Uno Stato palestinese
In entrambi i casi, la campagna contro la presunta “oppressione” di un gruppo nazionale minoritario è servita, di fatto, come strumento di aggressione contro lo Stato che l’ospitava. Dal 1948, coloro che vorrebbero distruggere Israele hanno costantemente insistito sul fatto che stavano agendo per magnanimità morale e compassione verso i loro fratelli “palestinesi”, cercando semplicemente di aiutare questi ultimi a raggiungere l’autodeterminazione nazionale, sebbene il loro obiettivo fosse molto più vasto e aggressivo.
L’assalto degli arabi contro Israele si fonda sulla volontà di scacciare Israele da quello che considerano il loro Lebensraum.
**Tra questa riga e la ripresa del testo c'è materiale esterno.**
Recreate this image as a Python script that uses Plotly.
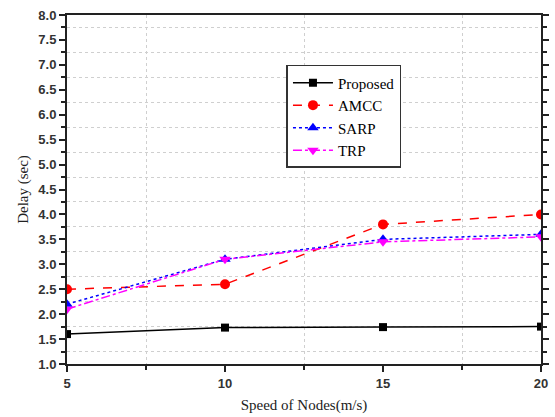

In tal senso, il loro è un altro esempio della tendenza del XX secolo a mascherare la pura aggressività sotto un lessico ipocrita e “progressista”. Un qualunque Stato “palestinese” indipendente diventerebbe una fortezza per lanciare attacchi contro Israele, come dimostra quanto avvenuto nella Striscia di Gaza.
Le diplomazie occidentali, negli anni Trenta, scelsero d’ignorare il fatto che le richieste di autodeterminazione dei Sudeti altro non erano che uno stratagemma nazista per legittimare una conquista militare volta a distruggere un’altra nazione. Le campagne in favore dei “diritti dei palestinesi” servono, in via pressoché esclusiva, a delegittimare e indebolire la democrazia israeliana in vista di una sua aggressione.
Se mai gli arabo-palestinesi riuscissero a ottenere uno Stato, non si perverrebbe a nessuna pacifica risoluzione del conflitto. L’Occidente deve comprendere che qualsiasi forma di “autodeterminazione palestinese” o di “Stato palestinese” è destinata a tradursi in un’escalation di violenza e terrore senza precedenti. Quando l’obiettivo è una nuova Shoah, nessuna concessione territoriale è sufficiente a placare la volontà di sterminio.